Stated exercise
Among the entries, which lines carry the string "this"? Copy each of them.

(Code that draws figures)
____

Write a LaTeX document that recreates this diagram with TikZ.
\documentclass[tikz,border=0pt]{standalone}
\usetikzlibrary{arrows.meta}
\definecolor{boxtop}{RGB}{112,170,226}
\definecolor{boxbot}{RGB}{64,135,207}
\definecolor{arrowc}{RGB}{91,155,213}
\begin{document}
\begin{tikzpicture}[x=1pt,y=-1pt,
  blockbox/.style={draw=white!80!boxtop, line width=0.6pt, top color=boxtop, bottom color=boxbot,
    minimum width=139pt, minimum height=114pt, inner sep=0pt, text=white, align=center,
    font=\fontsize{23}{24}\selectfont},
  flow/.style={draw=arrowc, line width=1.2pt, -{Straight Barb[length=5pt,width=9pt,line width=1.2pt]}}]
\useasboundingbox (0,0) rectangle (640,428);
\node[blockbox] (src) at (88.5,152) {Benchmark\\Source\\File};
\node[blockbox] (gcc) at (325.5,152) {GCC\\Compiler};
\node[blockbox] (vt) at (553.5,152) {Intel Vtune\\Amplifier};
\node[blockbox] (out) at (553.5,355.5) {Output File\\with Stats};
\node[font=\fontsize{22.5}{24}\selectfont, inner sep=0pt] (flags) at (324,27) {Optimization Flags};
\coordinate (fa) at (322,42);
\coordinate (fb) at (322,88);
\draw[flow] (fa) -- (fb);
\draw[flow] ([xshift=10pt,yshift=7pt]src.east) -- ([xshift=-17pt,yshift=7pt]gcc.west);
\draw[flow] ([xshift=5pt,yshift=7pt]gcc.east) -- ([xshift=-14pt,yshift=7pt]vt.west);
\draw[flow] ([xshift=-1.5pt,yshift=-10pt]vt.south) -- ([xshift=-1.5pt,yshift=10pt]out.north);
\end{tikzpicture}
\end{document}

____

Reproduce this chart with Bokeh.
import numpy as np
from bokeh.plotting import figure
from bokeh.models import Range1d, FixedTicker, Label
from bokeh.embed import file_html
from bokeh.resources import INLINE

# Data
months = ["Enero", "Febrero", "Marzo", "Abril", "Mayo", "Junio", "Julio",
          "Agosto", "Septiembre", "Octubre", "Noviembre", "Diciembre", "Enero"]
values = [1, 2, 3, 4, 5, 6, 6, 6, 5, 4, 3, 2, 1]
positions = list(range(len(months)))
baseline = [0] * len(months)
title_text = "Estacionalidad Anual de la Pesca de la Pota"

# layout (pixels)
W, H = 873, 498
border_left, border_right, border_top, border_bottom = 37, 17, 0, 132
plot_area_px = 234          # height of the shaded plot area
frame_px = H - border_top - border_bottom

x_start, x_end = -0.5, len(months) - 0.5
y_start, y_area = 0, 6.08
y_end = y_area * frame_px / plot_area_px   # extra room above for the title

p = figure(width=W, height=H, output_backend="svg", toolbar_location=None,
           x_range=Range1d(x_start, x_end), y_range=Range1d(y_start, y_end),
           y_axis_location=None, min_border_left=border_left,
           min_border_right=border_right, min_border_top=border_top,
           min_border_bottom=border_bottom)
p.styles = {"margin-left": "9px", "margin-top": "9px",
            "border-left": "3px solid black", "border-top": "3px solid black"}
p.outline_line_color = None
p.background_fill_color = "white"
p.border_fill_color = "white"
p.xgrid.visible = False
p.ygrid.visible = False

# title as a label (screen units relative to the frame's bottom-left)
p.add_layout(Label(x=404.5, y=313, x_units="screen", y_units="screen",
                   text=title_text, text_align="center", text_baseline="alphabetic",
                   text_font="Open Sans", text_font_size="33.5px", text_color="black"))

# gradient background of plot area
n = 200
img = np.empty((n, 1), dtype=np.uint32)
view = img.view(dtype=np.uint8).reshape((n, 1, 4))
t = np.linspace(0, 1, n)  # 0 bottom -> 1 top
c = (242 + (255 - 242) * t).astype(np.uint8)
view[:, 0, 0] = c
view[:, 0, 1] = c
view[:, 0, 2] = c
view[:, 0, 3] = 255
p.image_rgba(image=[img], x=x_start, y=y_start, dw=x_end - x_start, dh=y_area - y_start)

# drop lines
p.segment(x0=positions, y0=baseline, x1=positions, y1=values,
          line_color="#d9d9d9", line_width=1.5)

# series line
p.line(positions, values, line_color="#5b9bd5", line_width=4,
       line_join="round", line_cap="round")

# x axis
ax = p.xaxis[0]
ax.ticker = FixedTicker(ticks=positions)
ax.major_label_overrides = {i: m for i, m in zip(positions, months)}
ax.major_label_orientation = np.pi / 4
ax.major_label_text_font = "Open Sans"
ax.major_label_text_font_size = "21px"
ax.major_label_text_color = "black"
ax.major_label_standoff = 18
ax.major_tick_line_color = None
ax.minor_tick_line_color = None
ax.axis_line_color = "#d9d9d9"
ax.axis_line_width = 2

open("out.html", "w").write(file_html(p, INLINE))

____

Exercise result
Write a LaTeX document that recreates this diagram with TikZ.
Reproduce this chart with Bokeh.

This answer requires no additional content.